▶ [Written task] Take every line from the first down to the line with "var etapg = [7.5, 24, 45.5, 53, 77.5, 87];" and set it down exactly, without the pictures.

(Records from a data collection)
________________________________________

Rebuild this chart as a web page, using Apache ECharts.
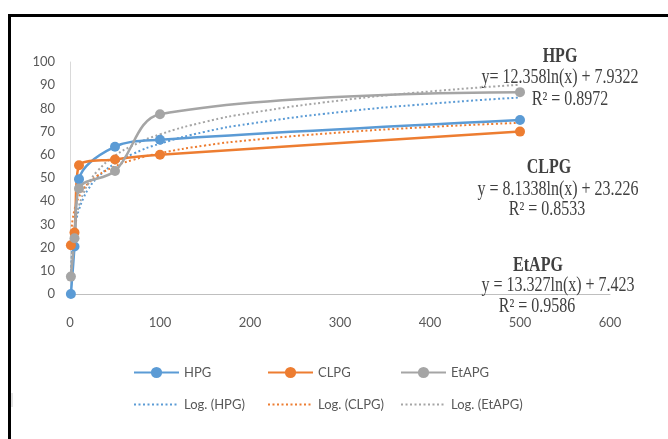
<!DOCTYPE html>
<html lang="en">
<head>
    <meta charset="UTF-8">
    <script src="https://cdn.jsdelivr.net/npm/echarts@6/dist/echarts.min.js"></script>
    <title>HPG / CLPG / EtAPG</title>
</head>
<body>
<style>
    html, body {
        margin: 0;
        background: #fff;
    }
    #main {
        width: 668px;
        height: 439px;
    }
</style>
<div id='main'></div>
<script>
    var xValues = [1, 5, 10, 50, 100, 500];
    var hpg = [0, 20.5, 49.5, 63.5, 66.5, 75];
    var clpg = [21, 26.5, 55.5, 58, 60, 70];
    var etapg = [7.5, 24, 45.5, 53, 77.5, 87];

    // dotted log trend lines
    var trendX = [1, 2, 3, 5, 7, 10, 15, 20, 30, 50, 70, 100, 150, 200, 300, 400, 500];
    var hpgTrend = [7.9, 16.5, 21.5, 27.8, 32.0, 36.4, 41.4, 45.0, 50.0, 56.3, 60.4, 64.8, 69.9, 73.4, 78.4, 82.0, 84.7];
    var clpgTrend = [23.2, 28.9, 32.2, 36.3, 39.1, 41.9, 45.3, 47.6, 50.9, 55.0, 57.8, 60.7, 64.0, 66.3, 69.6, 72.0, 73.8];
    var etapgTrend = [7.4, 16.7, 22.1, 28.9, 33.4, 38.1, 43.5, 47.3, 52.8, 59.6, 64.0, 68.8, 74.2, 78.0, 83.4, 87.3, 90.2];

    var seriesNames = ['HPG', 'CLPG', 'EtAPG'];
    var trendNames = ['Log. (HPG)', 'Log. (CLPG)', 'Log. (EtAPG)'];
    var colors = ['#5B9BD5', '#ED7D31', '#A5A5A5'];

    var yTicks = [0, 100, 10];   // min, max, step
    var xTicks = [0, 600, 100];

    // trend equations as shown on the chart
    var eqTitles = ['HPG', 'CLPG', 'EtAPG'];
    var eqTexts = ['y= 12.358ln(x) + 7.9322', 'y = 8.1338ln(x) + 23.226', 'y = 13.327ln(x) + 7.423'];
    var r2Texts = ['R\u00b2 = 0.8972', 'R\u00b2 = 0.8533', 'R\u00b2 = 0.9586'];

    function pairs(xs, ys) {
        var out = [];
        for (var i = 0; i < xs.length; i++) {
            out.push([xs[i], ys[i]]);
        }
        return out;
    }

    var measured = [hpg, clpg, etapg];
    var trends = [hpgTrend, clpgTrend, etapgTrend];

    var series = [];
    for (var i = 0; i < 3; i++) {
        series.push({
            name: trendNames[i],
            type: 'line',
            data: pairs(trendX, trends[i]),
            smooth: true,
            showSymbol: false,
            symbol: 'none',
            z: 2,
            lineStyle: {color: colors[i], width: 2, type: [2, 2.5]},
            itemStyle: {color: colors[i]}
        });
    }
    for (var i = 0; i < 3; i++) {
        series.push({
            name: seriesNames[i],
            type: 'line',
            data: pairs(xValues, measured[i]),
            smooth: 0.35,
            symbol: 'circle',
            symbolSize: 10,
            z: 3,
            lineStyle: {color: colors[i], width: 2.5},
            itemStyle: {color: colors[i]}
        });
    }

    // one legend per item so the columns line up like the original
    var legendLeft = [133, 267, 400];
    var legends = [];
    for (var i = 0; i < 3; i++) {
        legends.push({
            data: [seriesNames[i]], left: legendLeft[i], top: 366, padding: 0,
            itemWidth: 45, itemHeight: 14, itemGap: 0,
            textStyle: {fontFamily: 'Lato', fontSize: 13, color: '#595959'}
        });
        legends.push({
            data: [trendNames[i]], left: legendLeft[i], top: 398, padding: 0,
            itemWidth: 45, itemHeight: 14, itemGap: 0,
            itemStyle: {opacity: 0},
            textStyle: {fontFamily: 'Lato', fontSize: 13, color: '#595959'}
        });
    }

    // equation labels
    var eqPos = [
        [[560, 57], [560, 78], [570, 100]],
        [[549, 168], [558, 190], [547, 210]],
        [[538, 266], [558, 286], [537, 307]]
    ];
    var graphics = [
        {type: 'rect', left: 7, top: 13, z: 0, silent: true,
            shape: {x: 0, y: 0, width: 700, height: 500},
            style: {fill: null, stroke: '#000', lineWidth: 3}},
        {type: 'line', z: 0, silent: true,
            shape: {x1: 12, y1: 393, x2: 12, y2: 407},
            style: {stroke: '#c8c8c8', lineWidth: 1}}
    ];
    for (var i = 0; i < 3; i++) {
        var lines = [eqTitles[i], eqTexts[i], r2Texts[i]];
        for (var j = 0; j < 3; j++) {
            graphics.push({
                type: 'text', x: eqPos[i][j][0], y: eqPos[i][j][1], scaleX: 0.8, z: 10,
                style: {
                    text: lines[j], fill: '#404040',
                    font: (j === 0 ? 'bold ' : '') + '20px "Liberation Serif"',
                    align: 'center', verticalAlign: 'middle'
                }
            });
        }
    }

    var dom = document.getElementById('main');
    var myChart = echarts.init(dom);
    var option = {
        animation: false,
        backgroundColor: '#fff',
        grid: {left: 70, right: 58, top: 62, bottom: 145},
        legend: legends,
        xAxis: {
            type: 'value',
            min: xTicks[0], max: xTicks[1], interval: xTicks[2],
            axisLine: {show: true, lineStyle: {color: '#bfbfbf', width: 1}},
            axisTick: {show: false},
            splitLine: {show: false},
            axisLabel: {margin: 22, fontFamily: 'Lato', fontSize: 13, color: '#595959'}
        },
        yAxis: {
            type: 'value',
            min: yTicks[0], max: yTicks[1], interval: yTicks[2],
            axisLine: {show: true, lineStyle: {color: '#d9d9d9', width: 1}},
            axisTick: {show: false},
            splitLine: {show: false},
            axisLabel: {margin: 15, fontFamily: 'Lato', fontSize: 13, color: '#595959'}
        },
        graphic: graphics,
        series: series
    };

    if (option && typeof option === "object") {
        myChart.setOption(option, true);
    }
</script>
</body>
</html>
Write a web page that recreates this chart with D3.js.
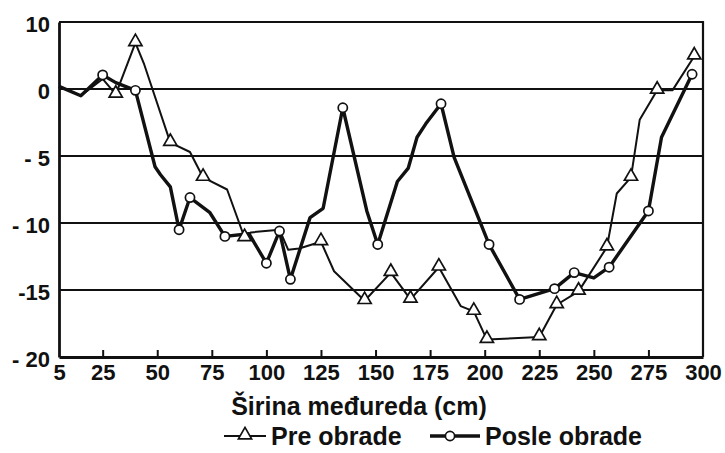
<!DOCTYPE html>
<html>
<head>
<meta charset="utf-8">
<script src="https://cdn.jsdelivr.net/npm/d3@7"></script>
<style>
  html, body { margin: 0; padding: 0; background: #fff; }
  svg { display: block; }
  text { font-family: "Liberation Sans", Arial, sans-serif; font-weight: bold; fill: #111; }
</style>
</head>
<body>
<svg id="chart" width="725" height="453"></svg>
<script>
// ---- Data ----
const preX = [5, 15, 25, 31, 40, 44, 56, 65, 71, 82, 90, 93, 106, 110, 115, 125, 131, 145, 157, 166, 179, 189, 195, 201, 225, 233, 243, 256, 260.5, 267, 271, 279, 286, 296];
const preY = [0.4, -0.5, 1.5, -0.4, 6.9, 3.7, -4.0, -4.7, -6.6, -7.5, -11.1, -10.7, -10.5, -12.0, -11.9, -11.4, -13.6, -15.8, -13.7, -15.7, -13.3, -16.2, -16.6, -18.7, -18.5, -16.1, -15.1, -11.8, -7.8, -6.6, -2.3, -0.1, -0.1, 4.9];
const preMarked = [31, 40, 56, 71, 90, 125, 145, 157, 166, 179, 195, 201, 225, 233, 243, 256, 267, 279, 296];

const posleX = [5, 15, 25, 31, 40, 49, 51.5, 56, 60, 65, 74, 81, 92, 100, 106, 111, 120, 126, 135, 146, 151, 160, 165, 169, 173, 180, 186, 202, 216, 232, 241, 250, 257, 275, 281, 295];
const posleY = [0.4, -0.5, 2.1, 0.95, -0.1, -5.8, -6.4, -7.3, -10.5, -8.1, -9.2, -11.0, -10.8, -13.0, -10.6, -14.2, -9.6, -8.9, -1.4, -9.1, -11.6, -6.9, -5.9, -3.6, -2.6, -1.1, -5.1, -11.6, -15.7, -14.9, -13.7, -14.1, -13.3, -9.1, -3.6, 2.2];
const posleMarked = [25, 40, 60, 65, 81, 100, 106, 111, 135, 151, 180, 202, 216, 232, 241, 257, 275, 295];

const xTicks = [5, 25, 50, 75, 100, 125, 150, 175, 200, 225, 250, 275, 300];
const yTicks = [10, 0, -5, -10, -15, -20];
const yTickLabels = ["10", "0", "- 5", "- 10", "-15", "- 20"];
const xTitle = "Širina međureda (cm)";
const seriesNames = ["Pre obrade", "Posle obrade"];

// ---- Layout ----
const svg = d3.select("#chart");
const L = 59, R = 703, T = 22, B = 357;

const x = d3.scaleLinear().domain([5, 300]).range([L, R]);
const y = d3.scaleLinear().domain([-20, 0, 10]).range([B, 89, T]);

// gridlines
svg.append("g").selectAll("line")
  .data(yTicks.filter(v => v !== -20))
  .join("line")
  .attr("x1", L).attr("x2", R)
  .attr("y1", d => y(d)).attr("y2", d => y(d))
  .attr("stroke", "#111").attr("stroke-width", d => d === 10 ? 2.2 : 2);

// right border
svg.append("line").attr("x1", R).attr("x2", R).attr("y1", T - 1).attr("y2", B)
  .attr("stroke", "#111").attr("stroke-width", 2.2);

// x axis
const xAxis = d3.axisBottom(x).tickValues(xTicks).tickSizeInner(-7).tickSizeOuter(0).tickPadding(12)
  .tickFormat(d => String(d));
const gx = svg.append("g").attr("transform", `translate(0,${B})`).call(xAxis);
gx.select(".domain").attr("stroke", "#111").attr("stroke-width", 2.8);
gx.selectAll(".tick line").attr("stroke", "#111").attr("stroke-width", 2)
  .attr("display", d => (d === 5 || d === 300) ? "none" : null);
gx.selectAll(".tick text").attr("font-size", 22).attr("font-family", "Liberation Sans, Arial, sans-serif")
  .attr("font-weight", "bold").attr("fill", "#111").attr("dy", "0.71em").attr("y", 7);

// y axis
const yAxis = d3.axisLeft(y).tickValues(yTicks).tickSize(0).tickPadding(9)
  .tickFormat((d, i) => yTickLabels[i]);
const gy = svg.append("g").attr("transform", `translate(${L},0)`).call(yAxis);
gy.select(".domain").attr("stroke", "#111").attr("stroke-width", 2.8);
gy.selectAll(".tick text").attr("font-size", 22).attr("font-family", "Liberation Sans, Arial, sans-serif")
  .attr("font-weight", "bold").attr("fill", "#111").attr("dy", "0.45em");

// lines
const line = d3.line().x(d => x(d[0])).y(d => y(d[1]));
const pre = preX.map((v, i) => [v, preY[i]]);
const posle = posleX.map((v, i) => [v, posleY[i]]);

svg.append("path").datum(pre).attr("d", line).attr("fill", "none")
  .attr("stroke", "#111").attr("stroke-width", 2).attr("stroke-linejoin", "round");
svg.append("path").datum(posle).attr("d", line).attr("fill", "none")
  .attr("stroke", "#111").attr("stroke-width", 3.4).attr("stroke-linejoin", "round");

const tri = d3.symbol().type(d3.symbolTriangle).size(75);
svg.append("g").selectAll("path")
  .data(pre.filter(d => preMarked.includes(d[0])))
  .join("path")
  .attr("d", tri)
  .attr("transform", d => `translate(${x(d[0])},${y(d[1]) - 1})`)
  .attr("fill", "#fff").attr("stroke", "#111").attr("stroke-width", 1.7);

svg.append("g").selectAll("circle")
  .data(posle.filter(d => posleMarked.includes(d[0])))
  .join("circle")
  .attr("cx", d => x(d[0])).attr("cy", d => y(d[1])).attr("r", 4.6)
  .attr("fill", "#fff").attr("stroke", "#111").attr("stroke-width", 1.7);

// x title
svg.append("text").attr("x", 359).attr("y", 415).attr("text-anchor", "middle")
  .attr("font-size", 25).text(xTitle);

// legend
const lg = svg.append("g").attr("transform", "translate(0,436)");
lg.append("line").attr("x1", 224).attr("x2", 266).attr("y1", 0).attr("y2", 0)
  .attr("stroke", "#111").attr("stroke-width", 2);
lg.append("path").attr("d", tri).attr("transform", "translate(245,-1)")
  .attr("fill", "#fff").attr("stroke", "#111").attr("stroke-width", 1.7);
lg.append("text").attr("x", 271).attr("y", 0).attr("dy", "0.36em").attr("font-size", 25).text(seriesNames[0]);

lg.append("line").attr("x1", 430).attr("x2", 480).attr("y1", 0).attr("y2", 0)
  .attr("stroke", "#111").attr("stroke-width", 3.4);
lg.append("circle").attr("cx", 450).attr("cy", 0).attr("r", 4.6)
  .attr("fill", "#fff").attr("stroke", "#111").attr("stroke-width", 1.7);
lg.append("text").attr("x", 485).attr("y", 0).attr("dy", "0.36em").attr("font-size", 25).text(seriesNames[1]);
</script>
</body>
</html>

________________________________________

▶ [Correct response]
Rebuild this chart as a web page, using Apache ECharts.
<!DOCTYPE html>
<html lang="en">
<head>
    <meta charset="UTF-8">
    <script src="https://cdn.jsdelivr.net/npm/echarts@6/dist/echarts.min.js"></script>
    <title>HPG / CLPG / EtAPG</title>
</head>
<body>
<style>
    html, body {
        margin: 0;
        background: #fff;
    }
    #main {
        width: 668px;
        height: 439px;
    }
</style>
<div id='main'></div>
<script>
    var xValues = [1, 5, 10, 50, 100, 500];
    var hpg = [0, 20.5, 49.5, 63.5, 66.5, 75];
    var clpg = [21, 26.5, 55.5, 58, 60, 70];
    var etapg = [7.5, 24, 45.5, 53, 77.5, 87];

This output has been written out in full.